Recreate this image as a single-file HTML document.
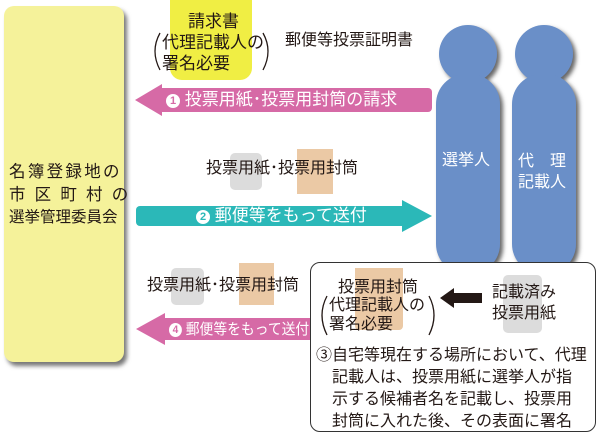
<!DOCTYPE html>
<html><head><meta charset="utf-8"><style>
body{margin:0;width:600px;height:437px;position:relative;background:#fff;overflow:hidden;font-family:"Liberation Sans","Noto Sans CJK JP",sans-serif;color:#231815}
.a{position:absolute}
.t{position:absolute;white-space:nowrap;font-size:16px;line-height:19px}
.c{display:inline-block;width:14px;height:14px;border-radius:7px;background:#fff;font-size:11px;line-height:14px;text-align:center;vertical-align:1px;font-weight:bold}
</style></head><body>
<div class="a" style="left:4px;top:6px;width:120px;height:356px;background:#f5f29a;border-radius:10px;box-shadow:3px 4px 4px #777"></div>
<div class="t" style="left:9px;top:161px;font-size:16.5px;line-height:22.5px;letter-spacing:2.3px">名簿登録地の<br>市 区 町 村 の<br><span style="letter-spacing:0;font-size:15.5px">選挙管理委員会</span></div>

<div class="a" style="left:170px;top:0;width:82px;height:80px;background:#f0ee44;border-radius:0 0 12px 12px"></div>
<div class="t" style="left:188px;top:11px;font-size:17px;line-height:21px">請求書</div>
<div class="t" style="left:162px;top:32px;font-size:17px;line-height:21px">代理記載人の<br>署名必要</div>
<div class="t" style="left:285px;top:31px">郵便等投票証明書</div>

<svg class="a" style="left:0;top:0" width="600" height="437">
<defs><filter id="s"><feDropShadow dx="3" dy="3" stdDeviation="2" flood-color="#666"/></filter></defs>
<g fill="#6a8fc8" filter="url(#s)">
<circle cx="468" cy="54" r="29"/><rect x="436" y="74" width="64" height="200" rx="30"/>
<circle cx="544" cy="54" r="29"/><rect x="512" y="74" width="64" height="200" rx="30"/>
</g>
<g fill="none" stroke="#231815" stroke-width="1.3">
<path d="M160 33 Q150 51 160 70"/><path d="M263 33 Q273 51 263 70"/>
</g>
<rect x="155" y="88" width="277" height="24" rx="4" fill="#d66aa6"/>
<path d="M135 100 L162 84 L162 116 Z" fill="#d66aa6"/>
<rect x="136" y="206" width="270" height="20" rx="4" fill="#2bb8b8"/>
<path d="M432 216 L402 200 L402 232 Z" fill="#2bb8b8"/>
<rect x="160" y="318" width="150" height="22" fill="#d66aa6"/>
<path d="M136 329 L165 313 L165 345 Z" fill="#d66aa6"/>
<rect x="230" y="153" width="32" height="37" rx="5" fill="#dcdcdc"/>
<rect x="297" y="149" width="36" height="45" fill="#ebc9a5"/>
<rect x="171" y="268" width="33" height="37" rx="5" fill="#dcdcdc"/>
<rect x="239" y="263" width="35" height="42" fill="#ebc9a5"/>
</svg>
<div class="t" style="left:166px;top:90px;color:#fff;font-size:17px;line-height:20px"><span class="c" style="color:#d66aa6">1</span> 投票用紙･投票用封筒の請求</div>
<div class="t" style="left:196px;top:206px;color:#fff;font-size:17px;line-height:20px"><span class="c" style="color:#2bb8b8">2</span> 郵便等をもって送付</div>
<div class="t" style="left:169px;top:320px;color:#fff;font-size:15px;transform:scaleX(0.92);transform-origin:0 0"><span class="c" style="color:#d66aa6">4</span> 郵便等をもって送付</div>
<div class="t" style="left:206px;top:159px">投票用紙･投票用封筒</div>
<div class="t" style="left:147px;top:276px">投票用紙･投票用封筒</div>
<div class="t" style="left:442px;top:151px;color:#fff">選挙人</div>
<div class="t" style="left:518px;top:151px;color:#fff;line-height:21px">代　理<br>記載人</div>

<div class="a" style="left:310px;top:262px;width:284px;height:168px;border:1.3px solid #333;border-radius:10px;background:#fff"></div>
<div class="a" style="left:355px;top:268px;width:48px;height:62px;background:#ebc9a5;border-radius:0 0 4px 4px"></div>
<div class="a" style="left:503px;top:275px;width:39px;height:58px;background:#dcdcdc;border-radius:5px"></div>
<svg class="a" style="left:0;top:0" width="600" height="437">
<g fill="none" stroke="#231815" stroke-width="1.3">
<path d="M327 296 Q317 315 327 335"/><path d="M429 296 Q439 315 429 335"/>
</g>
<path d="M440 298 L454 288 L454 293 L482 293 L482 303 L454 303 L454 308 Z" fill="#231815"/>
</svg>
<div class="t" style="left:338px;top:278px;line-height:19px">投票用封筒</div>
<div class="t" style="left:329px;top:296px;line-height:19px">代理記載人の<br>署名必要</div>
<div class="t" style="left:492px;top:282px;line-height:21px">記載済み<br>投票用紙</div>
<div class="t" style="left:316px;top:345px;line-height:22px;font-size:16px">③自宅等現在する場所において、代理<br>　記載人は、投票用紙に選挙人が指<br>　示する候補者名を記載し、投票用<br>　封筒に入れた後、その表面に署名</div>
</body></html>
▬▬▬
◆ WHAT IS BEING ASKED
Leaving the pictures aside, transcribe the entire listing exactly.

◆ TASK ANSWER
Recreate this image as a single-file HTML document.
<!DOCTYPE html>
<html><head><meta charset="utf-8"><style>
body{margin:0;width:600px;height:437px;position:relative;background:#fff;overflow:hidden;font-family:"Liberation Sans","Noto Sans CJK JP",sans-serif;color:#231815}
.a{position:absolute}
.t{position:absolute;white-space:nowrap;font-size:16px;line-height:19px}
.c{display:inline-block;width:14px;height:14px;border-radius:7px;background:#fff;font-size:11px;line-height:14px;text-align:center;vertical-align:1px;font-weight:bold}
</style></head><body>
<div class="a" style="left:4px;top:6px;width:120px;height:356px;background:#f5f29a;border-radius:10px;box-shadow:3px 4px 4px #777"></div>
<div class="t" style="left:9px;top:161px;font-size:16.5px;line-height:22.5px;letter-spacing:2.3px">名簿登録地の<br>市 区 町 村 の<br><span style="letter-spacing:0;font-size:15.5px">選挙管理委員会</span></div>

<div class="a" style="left:170px;top:0;width:82px;height:80px;background:#f0ee44;border-radius:0 0 12px 12px"></div>
<div class="t" style="left:188px;top:11px;font-size:17px;line-height:21px">請求書</div>
<div class="t" style="left:162px;top:32px;font-size:17px;line-height:21px">代理記載人の<br>署名必要</div>
<div class="t" style="left:285px;top:31px">郵便等投票証明書</div>

<svg class="a" style="left:0;top:0" width="600" height="437">
<defs><filter id="s"><feDropShadow dx="3" dy="3" stdDeviation="2" flood-color="#666"/></filter></defs>
<g fill="#6a8fc8" filter="url(#s)">
<circle cx="468" cy="54" r="29"/><rect x="436" y="74" width="64" height="200" rx="30"/>
<circle cx="544" cy="54" r="29"/><rect x="512" y="74" width="64" height="200" rx="30"/>
</g>
<g fill="none" stroke="#231815" stroke-width="1.3">
<path d="M160 33 Q150 51 160 70"/><path d="M263 33 Q273 51 263 70"/>
</g>
<rect x="155" y="88" width="277" height="24" rx="4" fill="#d66aa6"/>
<path d="M135 100 L162 84 L162 116 Z" fill="#d66aa6"/>
<rect x="136" y="206" width="270" height="20" rx="4" fill="#2bb8b8"/>
<path d="M432 216 L402 200 L402 232 Z" fill="#2bb8b8"/>
<rect x="160" y="318" width="150" height="22" fill="#d66aa6"/>
<path d="M136 329 L165 313 L165 345 Z" fill="#d66aa6"/>
<rect x="230" y="153" width="32" height="37" rx="5" fill="#dcdcdc"/>
<rect x="297" y="149" width="36" height="45" fill="#ebc9a5"/>
<rect x="171" y="268" width="33" height="37" rx="5" fill="#dcdcdc"/>
<rect x="239" y="263" width="35" height="42" fill="#ebc9a5"/>
</svg>
<div class="t" style="left:166px;top:90px;color:#fff;font-size:17px;line-height:20px"><span class="c" style="color:#d66aa6">1</span> 投票用紙･投票用封筒の請求</div>
<div class="t" style="left:196px;top:206px;color:#fff;font-size:17px;line-height:20px"><span class="c" style="color:#2bb8b8">2</span> 郵便等をもって送付</div>
<div class="t" style="left:169px;top:320px;color:#fff;font-size:15px;transform:scaleX(0.92);transform-origin:0 0"><span class="c" style="color:#d66aa6">4</span> 郵便等をもって送付</div>
<div class="t" style="left:206px;top:159px">投票用紙･投票用封筒</div>
<div class="t" style="left:147px;top:276px">投票用紙･投票用封筒</div>
<div class="t" style="left:442px;top:151px;color:#fff">選挙人</div>
<div class="t" style="left:518px;top:151px;color:#fff;line-height:21px">代　理<br>記載人</div>

<div class="a" style="left:310px;top:262px;width:284px;height:168px;border:1.3px solid #333;border-radius:10px;background:#fff"></div>
<div class="a" style="left:355px;top:268px;width:48px;height:62px;background:#ebc9a5;border-radius:0 0 4px 4px"></div>
<div class="a" style="left:503px;top:275px;width:39px;height:58px;background:#dcdcdc;border-radius:5px"></div>
<svg class="a" style="left:0;top:0" width="600" height="437">
<g fill="none" stroke="#231815" stroke-width="1.3">
<path d="M327 296 Q317 315 327 335"/><path d="M429 296 Q439 315 429 335"/>
</g>
<path d="M440 298 L454 288 L454 293 L482 293 L482 303 L454 303 L454 308 Z" fill="#231815"/>
</svg>
<div class="t" style="left:338px;top:278px;line-height:19px">投票用封筒</div>
<div class="t" style="left:329px;top:296px;line-height:19px">代理記載人の<br>署名必要</div>
<div class="t" style="left:492px;top:282px;line-height:21px">記載済み<br>投票用紙</div>
<div class="t" style="left:316px;top:345px;line-height:22px;font-size:16px">③自宅等現在する場所において、代理<br>　記載人は、投票用紙に選挙人が指<br>　示する候補者名を記載し、投票用<br>　封筒に入れた後、その表面に署名</div>
</body></html>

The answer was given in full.